*Goal:* Start at the line containing "Rebuild this chart", stop at the line containing "const pts = a", and please reproduce every line in between, both ends included, without pictures.
-- Begin Entries supplied --
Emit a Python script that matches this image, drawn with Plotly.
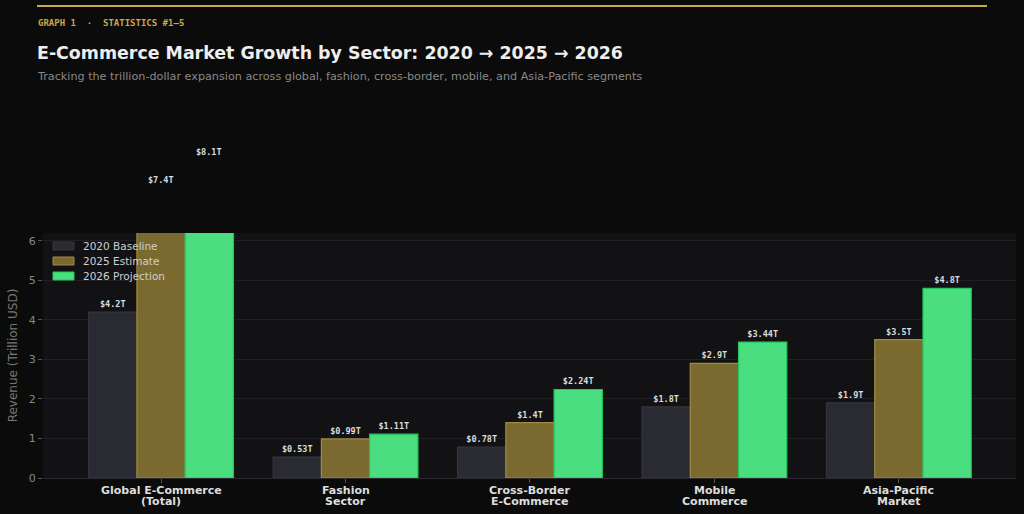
import plotly.graph_objects as go

categories = ["Global E-Commerce<br>(Total)", "Fashion<br>Sector", "Cross-Border<br>E-Commerce",
              "Mobile<br>Commerce", "Asia-Pacific<br>Market"]
series_names = ["2020 Baseline", "2025 Estimate", "2026 Projection"]
v2020 = [4.2, 0.53, 0.78, 1.8, 1.9]
v2025 = [7.4, 0.99, 1.4, 2.9, 3.5]
v2026 = [8.1, 1.11, 2.24, 3.44, 4.8]
labels2020 = ["$4.2T", "$0.53T", "$0.78T", "$1.8T", "$1.9T"]
labels2025 = ["$7.4T", "$0.99T", "$1.4T", "$2.9T", "$3.5T"]
labels2026 = ["$8.1T", "$1.11T", "$2.24T", "$3.44T", "$4.8T"]
y_max = 6.2

fills = ["#2a2a33", "#7a6a30", "#4ade80"]
borders = ["#34343e", "#a08a45", "#22c55e"]

W, H = 1024, 514
L, R, T, B = 43, 8, 233, 36
pw, ph = W - L - R, H - T - B
x_range = [-0.64, 4.635]
bargap = 0.215

def px(x):
    return (x - L) / pw

def py(y):
    return (H - B - y) / ph

bar_font = dict(family="DejaVu Sans Mono", size=8.5, color="#dddddd", weight="bold")

fig = go.Figure()
all_vals = [v2020, v2025, v2026]
all_labs = [labels2020, labels2025, labels2026]
for name, vals, labs, fc, bc in zip(series_names, all_vals, all_labs, fills, borders):
    fig.add_trace(go.Bar(
        name=name, x=categories, y=vals, text=labs, textposition="outside",
        textangle=0, cliponaxis=False, showlegend=False,
        textfont=bar_font,
        marker=dict(color=fc, line=dict(color=bc, width=1.2)),
    ))

# labels for bars that extend beyond the visible axis range
cat_px = pw / (x_range[1] - x_range[0])
bar_px = cat_px * (1 - bargap) / len(series_names)
for si, (vals, labs) in enumerate(zip(all_vals, all_labs)):
    offset = (si - (len(series_names) - 1) / 2) * bar_px
    for ci, (v, lab) in enumerate(zip(vals, labs)):
        if v > y_max:
            fig.add_annotation(xref="x", yref="paper", x=categories[ci], y=v / y_max,
                               xshift=offset, yshift=-1, yanchor="bottom", xanchor="center",
                               showarrow=False, text=lab, font=bar_font)

# category labels (two tight lines)
for c in categories:
    for li, line in enumerate(c.split("<br>")):
        fig.add_annotation(xref="x", yref="paper", x=c, y=0, yanchor="middle",
                           yshift=-12 - 11.5 * li, showarrow=False, text=line,
                           font=dict(family="DejaVu Sans", size=11, color="#dddddd", weight="bold"))

# legend
for i, (name, fc, bc) in enumerate(zip(series_names, fills, borders)):
    yc = 246 + 15 * i
    fig.add_shape(type="rect", xref="paper", yref="paper", x0=px(53), x1=px(74),
                  y0=py(yc - 4), y1=py(yc + 4), fillcolor=fc, line=dict(color=bc, width=1))
    fig.add_annotation(xref="paper", yref="paper", x=px(81), y=py(yc), xanchor="left",
                       yanchor="middle", showarrow=False, text=name,
                       font=dict(family="DejaVu Sans", size=10.5, color="#cfcfcf"))

fig.update_layout(
    width=W, height=H, barmode="group", bargap=bargap, bargroupgap=0,
    paper_bgcolor="#0b0b0b", plot_bgcolor="#121214",
    margin=dict(l=L, r=R, t=T, b=B, autoexpand=False),
    font=dict(family="DejaVu Sans", color="#cccccc"),
    showlegend=False,
    xaxis=dict(range=x_range, showgrid=False, ticks="outside", ticklen=4,
               tickcolor="#555555", showline=True, linecolor="#2a2a30",
               showticklabels=False, zeroline=False),
    yaxis=dict(range=[0, y_max], dtick=1, showgrid=True, gridcolor="#1f1f24", gridwidth=1,
               ticks="outside", ticklen=4, tickcolor="#555555",
               tickfont=dict(size=11, color="#888888"), zeroline=False,
               title=dict(text="Revenue (Trillion USD)", font=dict(size=12, color="#777777"), standoff=8)),
)

fig.add_shape(type="line", xref="paper", yref="paper", x0=px(37), x1=px(987), y0=py(6), y1=py(6),
              line=dict(color="#c9a84c", width=2))

fig.add_annotation(xref="paper", yref="paper", x=px(36), y=py(23), xanchor="left", yanchor="middle",
                   showarrow=False, text="GRAPH 1  ·  STATISTICS #1–5",
                   font=dict(family="DejaVu Sans Mono", size=9, color="#c9a84c", weight="bold"))
fig.add_annotation(xref="paper", yref="paper", x=px(35), y=py(53), xanchor="left", yanchor="middle",
                   showarrow=False, text="E-Commerce Market Growth by Sector: 2020 → 2025 → 2026",
                   font=dict(family="DejaVu Sans", size=17.4, color="#eeeeee", weight="bold"))
fig.add_annotation(xref="paper", yref="paper", x=px(35), y=py(76), xanchor="left", yanchor="middle",
                   showarrow=False,
                   text="Tracking the trillion-dollar expansion across global, fashion, cross-border, mobile, and Asia-Pacific segments",
                   font=dict(family="DejaVu Sans", size=11.2, color="#888888"))

fig.write_html("out.html")
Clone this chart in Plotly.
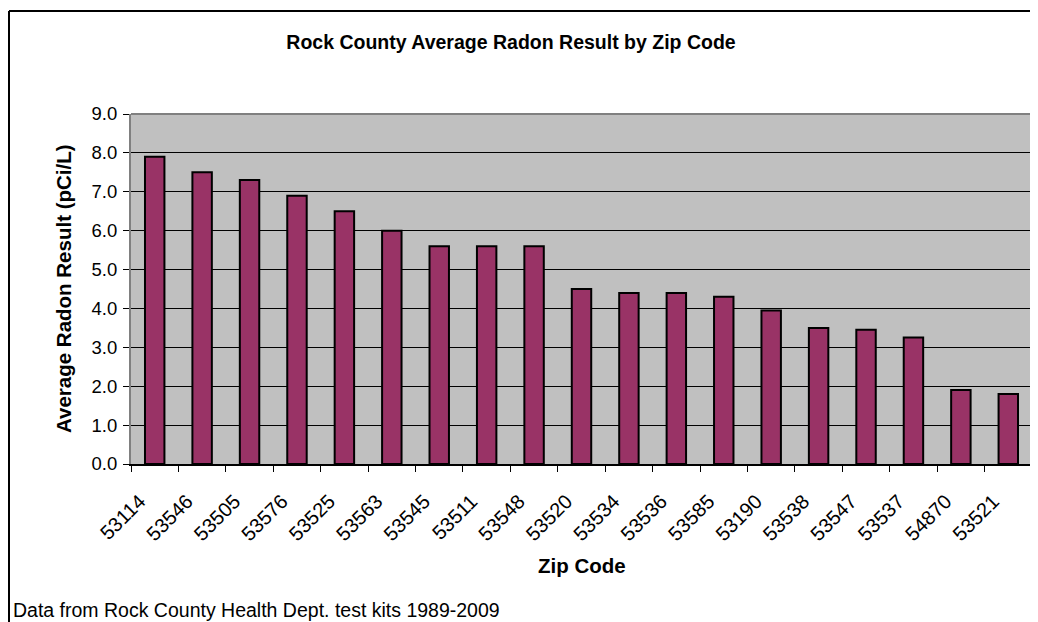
import plotly.graph_objects as go

zip_codes = ["53114", "53546", "53505", "53576", "53525", "53563", "53545", "53511",
             "53548", "53520", "53534", "53536", "53585", "53190", "53538", "53547",
             "53537", "54870", "53521"]
avg_radon = [7.9, 7.5, 7.3, 6.9, 6.5, 6.0, 5.6, 5.6, 5.6, 4.5, 4.4, 4.4, 4.3, 3.95,
             3.5, 3.45, 3.25, 1.9, 1.8]
y_ticks = [0, 1, 2, 3, 4, 5, 6, 7, 8, 9]
y_tick_text = ["0.0", "1.0", "2.0", "3.0", "4.0", "5.0", "6.0", "7.0", "8.0", "9.0"]

FONT = "Liberation Sans, Arial, sans-serif"

# page body has an 8px margin; compensate so the plot area sits at x=131..1032, y=114..464
OFF = 8
L, T, PW, PH = 131, 114, 901, 350


def px(x):
    return (x - L) / PW


def py(y):
    return (T + PH - y) / PH


fig = go.Figure(go.Bar(
    x=zip_codes, y=avg_radon,
    marker=dict(color="#993366", line=dict(color="black", width=2)),
    width=0.41,
))

fig.update_layout(
    width=1038 - OFF, height=622 - OFF,
    margin=dict(l=L - OFF, r=1038 - OFF - (L - OFF) - PW, t=T - OFF,
                b=622 - OFF - (T - OFF) - PH, autoexpand=False),
    paper_bgcolor="white", plot_bgcolor="#C0C0C0",
    font=dict(family=FONT, size=18, color="black"),
    showlegend=False,
    title=dict(text="<b>Rock County Average Radon Result by Zip Code</b>",
               x=(511 - OFF) / (1038 - OFF), xanchor="center",
               y=1 - (42 - OFF) / (622 - OFF), yanchor="middle",
               font=dict(size=19.5, family=FONT, color="black")),
    xaxis=dict(type="category", tickangle=-45, ticks="outside", ticklen=6,
               tickcolor="black", tickwidth=1, tickson="boundaries",
               showline=True, linecolor="black", linewidth=1.5,
               showgrid=False, tickfont=dict(size=20),
               ticklabelstandoff=16, ticklabelshift=-15),
    yaxis=dict(range=[0, 9], tickvals=y_ticks, ticktext=y_tick_text,
               ticks="outside", ticklen=6, tickcolor="black", tickwidth=1,
               showline=True, linecolor="#808080", linewidth=2,
               showgrid=True, gridcolor="black", gridwidth=1,
               zeroline=False, tickfont=dict(size=18.5),
               ticklabelstandoff=2),
    annotations=[
        dict(text="<b>Average Radon Result (pCi/L)</b>", textangle=-90,
             xref="paper", yref="paper", x=px(63), y=py(289),
             xanchor="center", yanchor="middle", showarrow=False,
             font=dict(size=20.5)),
        dict(text="<b>Zip Code</b>", xref="paper", yref="paper",
             x=px(582), y=py(565), xanchor="center", yanchor="middle",
             showarrow=False, font=dict(size=20.5)),
        dict(text="Data from Rock County Health Dept. test kits 1989-2009",
             xref="paper", yref="paper", x=px(11), y=py(610),
             xanchor="left", yanchor="middle", showarrow=False,
             font=dict(size=19.5)),
    ],
    shapes=[
        dict(type="line", xref="paper", yref="paper", x0=0, x1=1, y0=1, y1=1,
             line=dict(color="#808080", width=2)),
        dict(type="line", xref="paper", yref="paper", x0=1, x1=1, y0=0, y1=1,
             line=dict(color="#808080", width=2)),
        dict(type="line", xref="paper", yref="paper", x0=px(9), x1=px(1045),
             y0=py(11), y1=py(11), line=dict(color="black", width=2)),
        dict(type="line", xref="paper", yref="paper", x0=px(9), x1=px(9),
             y0=py(11), y1=py(630), line=dict(color="black", width=2)),
    ],
)

fig.write_html("out.html")
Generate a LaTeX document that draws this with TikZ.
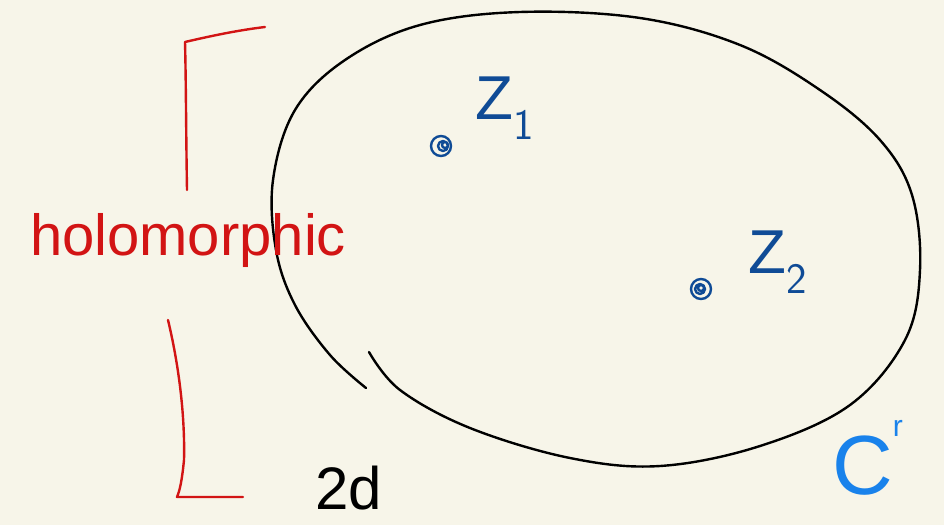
\documentclass[tikz,border=0pt]{standalone}
\usepackage{fontspec}
\setmainfont{Liberation Sans}
\begin{document}
\begin{tikzpicture}[x=1pt,y=-1pt,
  ink/.style={line width=2.4pt,line cap=round,line join=round},
  redink/.style={ink,draw=redc},
  lbl/.style={inner sep=0pt,anchor=center},
  dotring/.style={circle,draw=zblue,line width=2.4pt,minimum size=20pt,inner sep=0pt}]
\definecolor{bg}{RGB}{247,245,233}
\definecolor{redc}{RGB}{210,20,20}
\definecolor{zblue}{RGB}{15,75,150}
\definecolor{cblue}{RGB}{25,130,235}
\fill[bg] (0,0) rectangle (944,525);
\useasboundingbox (0,0) rectangle (944,525);
% closed curve with gap
\draw[ink,black] plot[smooth,tension=0.6] coordinates{(369,352) (400,390) (470,428) (570,458) (660,466) (760,446) (850,405) (905,340) (920,270) (912,195) (880,140) (820,90) (740,45) (640,18) (520,12) (420,25) (345,60) (295,110) (273,180) (276,250) (295,305) (330,355) (366,388)};
% red bracket
\draw[redink] (187,190) .. controls (186,130) and (186,80) .. (185,42) .. controls (215,35) and (240,30) .. (265,27);
\draw[redink] (168,320) .. controls (180,370) and (185,420) .. (184,460) .. controls (182,480) and (180,490) .. (177,497) -- (243,497);
% labels
\node[lbl,text=redc,font=\fontsize{58}{60}\selectfont] (holo) at (188,240) {holomorphic};
\node[lbl,text=zblue,font=\fontsize{62}{60}\selectfont] (z1) at (505,108) {Z$_{\mathsf{1}}$};
\node[lbl,text=zblue,font=\fontsize{62}{60}\selectfont] (z2) at (778,262) {Z$_{\mathsf{2}}$};
\node[dotring] (d1) at (441,146) {};
\draw[ink,zblue] (d1.center) ++(2,0) circle[radius=5] ++(2,-1) circle[radius=3];
\node[dotring] (d2) at (701,289) {};
\draw[ink,zblue] (d2.center) ++(-1,0) circle[radius=5] ++(1,-1) circle[radius=3];
\node[lbl,text=black,font=\fontsize{60}{60}\selectfont] (twod) at (349,488) {2d};
\node[lbl,text=cblue,font=\fontsize{84}{80}\selectfont,anchor=base west] (C) at (832,494) {C\raisebox{58pt}{\fontsize{30}{30}\selectfont r}};
\end{tikzpicture}
\end{document}
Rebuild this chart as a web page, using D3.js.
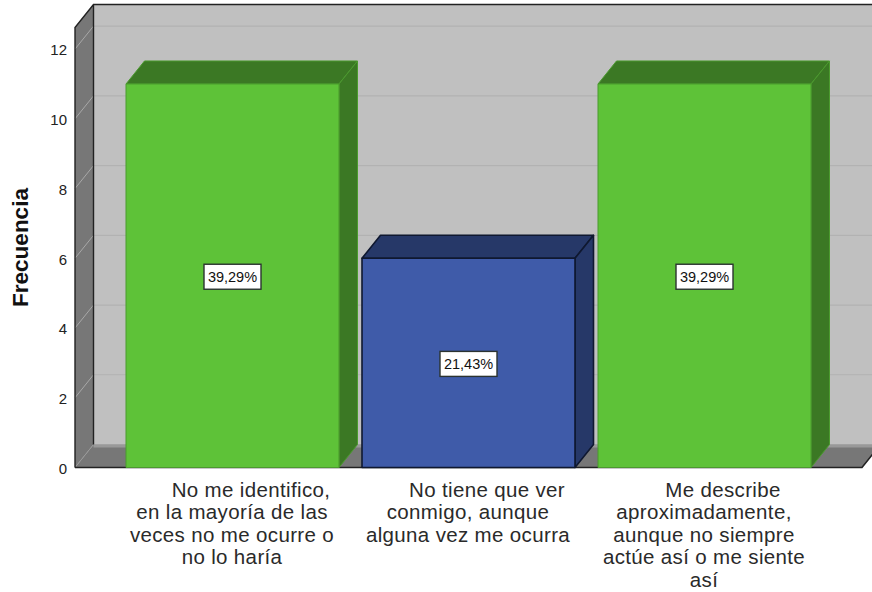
<!DOCTYPE html>
<html><head><meta charset="utf-8">
<script src="https://cdn.jsdelivr.net/npm/d3@7"></script>
<style>html,body{margin:0;padding:0;background:#fff}svg{display:block}text{font-family:"Liberation Sans",Arial,sans-serif}</style>
</head><body><div id="chart"></div>
<script>
const categories = [
  ["No me identifico,","en la mayoría de las","veces no me ocurre o","no lo haría"],
  ["No tiene que ver","conmigo, aunque","alguna vez me ocurra"],
  ["Me describe","aproximadamente,","aunque no siempre","actúe así o me siente","así"]
];
const frequencies = [11, 6, 11];
const percentLabels = ["39,29%", "21,43%", "39,29%"];
const barColors = ["#5ec238", "#3f5ba9", "#5ec238"];
const barTop = ["#3b7824", "#263868", "#3b7824"];
const barSide = ["#3b7824", "#263868", "#3b7824"];
const barStroke = ["#4b9a2e", "#0f1830", "#4b9a2e"];
const yTicks = [0, 2, 4, 6, 8, 10, 12];
const yMax = 12.62;

const W = 872, H = 592;
const svg = d3.select("#chart").append("svg").attr("width", W).attr("height", H);
const y = d3.scaleLinear().domain([0, yMax]).range([467.5, 27.5]);
const x = d3.scaleBand().domain(d3.range(3)).range([126, 811]).paddingInner(0.0975).paddingOuter(0);
const dx = 18.5, dy = -23, left = 75, right = 862;
const pts = a => a.map(p => p.join(",")).join(" ");

// walls
svg.append("polygon").attr("fill", "#c0c0c0")
  .attr("points", pts([[left+dx, y(yMax)+dy],[W+10, y(yMax)+dy],[W+10, y(0)+dy],[left+dx, y(0)+dy]]));
svg.append("polygon").attr("fill", "#777777")
  .attr("points", pts([[left, y(0)],[left+dx, y(0)+dy],[left+dx, y(yMax)+dy],[left, y(yMax)]]));
// floor
svg.append("polygon").attr("fill", "#777777")
  .attr("points", pts([[left, y(0)],[left+dx, y(0)+dy],[right+dx, y(0)+dy],[right, y(0)]]));
svg.append("rect").attr("x", left+dx).attr("y", y(0)+dy).attr("width", W-left-dx).attr("height", 3).attr("fill", "#999999");

// gridlines
yTicks.filter(d => d > 0).forEach(t => {
  svg.append("line").attr("x1", left+dx).attr("x2", W).attr("y1", y(t)+dy).attr("y2", y(t)+dy)
    .attr("stroke", "#b2b2b2").attr("stroke-width", 1.2);
});
yTicks.forEach(t => {
  svg.append("line").attr("x1", left).attr("x2", left+dx).attr("y1", y(t)).attr("y2", y(t)+dy)
    .attr("stroke", t === 0 ? "#999" : "#a8a8a8").attr("stroke-width", 1);
});

// wall outlines
const edge = "#222";
svg.append("path").attr("fill", "none").attr("stroke", edge).attr("stroke-width", 1.4)
  .attr("d", `M${left},${y(0)}V${y(yMax)}L${left+dx},${y(yMax)+dy}H${W}M${left+dx},${y(yMax)+dy}V${y(0)+dy}`);
svg.append("path").attr("fill", "none").attr("stroke", edge).attr("stroke-width", 1.6)
  .attr("d", `M${left},${y(0)}H${right}L${right+dx},${y(0)+dy}`);

// bars
frequencies.forEach((v, i) => {
  const x0 = x(i), x1 = x0 + x.bandwidth(), t = y(v), b = y(0);
  const g = svg.append("g").attr("stroke", barStroke[i]).attr("stroke-width", i === 1 ? 1.6 : 1).attr("stroke-linejoin", "round");
  g.append("polygon").attr("fill", barTop[i])
    .attr("points", pts([[x0, t],[x0+dx, t+dy],[x1+dx, t+dy],[x1, t]]));
  g.append("polygon").attr("fill", barSide[i])
    .attr("points", pts([[x1, t],[x1+dx, t+dy],[x1+dx, b+dy],[x1, b]]));
  g.append("rect").attr("x", x0).attr("y", t).attr("width", x1-x0).attr("height", b-t).attr("fill", barColors[i]);
});

// percent labels
frequencies.forEach((v, i) => {
  const cx = x(i) + x.bandwidth()/2, cy = y(v/2) + 1;
  const g = svg.append("g");
  g.append("rect").attr("x", cx-28.5).attr("y", cy-12.5).attr("width", 57).attr("height", 25)
    .attr("fill", "#fff").attr("stroke", "#2b3330").attr("stroke-width", 1.4);
  g.append("text").attr("x", cx).attr("y", cy+5).attr("text-anchor", "middle")
    .attr("font-size", 14.5).attr("fill", "#111").text(percentLabels[i]);
});

// y axis labels
const axis = d3.axisLeft(y).tickValues(yTicks).tickSize(0).tickPadding(8).tickFormat(d3.format("d"));
const ga = svg.append("g").attr("transform", `translate(${left},1)`).call(axis);
ga.select(".domain").remove();
ga.selectAll("text").attr("font-size", 15).attr("fill", "#222").style("font-family", '"Liberation Sans",Arial,sans-serif');

// axis title
svg.append("text").attr("transform", "translate(28,247.5) rotate(-90)").attr("text-anchor", "middle")
  .attr("font-size", 22.5).attr("font-weight", "bold").attr("fill", "#111").text("Frecuencia");

// category labels
categories.forEach((lines, i) => {
  const cx = x(i) + x.bandwidth()/2 - 0.5;
  lines.forEach((s, k) => {
    svg.append("text").attr("x", cx + (k === 0 ? 19 : 0)).attr("y", 497 + k*22.4)
      .attr("text-anchor", "middle").attr("font-size", 20.5).attr("letter-spacing", 0.35)
      .attr("fill", "#2a2a2a").text(s);
  });
});
</script></body></html>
-- End Entries supplied --
*Solution to this exercise:*
Rebuild this chart as a web page, using D3.js.
<!DOCTYPE html>
<html><head><meta charset="utf-8">
<script src="https://cdn.jsdelivr.net/npm/d3@7"></script>
<style>html,body{margin:0;padding:0;background:#fff}svg{display:block}text{font-family:"Liberation Sans",Arial,sans-serif}</style>
</head><body><div id="chart"></div>
<script>
const categories = [
  ["No me identifico,","en la mayoría de las","veces no me ocurre o","no lo haría"],
  ["No tiene que ver","conmigo, aunque","alguna vez me ocurra"],
  ["Me describe","aproximadamente,","aunque no siempre","actúe así o me siente","así"]
];
const frequencies = [11, 6, 11];
const percentLabels = ["39,29%", "21,43%", "39,29%"];
const barColors = ["#5ec238", "#3f5ba9", "#5ec238"];
const barTop = ["#3b7824", "#263868", "#3b7824"];
const barSide = ["#3b7824", "#263868", "#3b7824"];
const barStroke = ["#4b9a2e", "#0f1830", "#4b9a2e"];
const yTicks = [0, 2, 4, 6, 8, 10, 12];
const yMax = 12.62;

const W = 872, H = 592;
const svg = d3.select("#chart").append("svg").attr("width", W).attr("height", H);
const y = d3.scaleLinear().domain([0, yMax]).range([467.5, 27.5]);
const x = d3.scaleBand().domain(d3.range(3)).range([126, 811]).paddingInner(0.0975).paddingOuter(0);
const dx = 18.5, dy = -23, left = 75, right = 862;
const pts = a => a.map(p => p.join(",")).join(" ");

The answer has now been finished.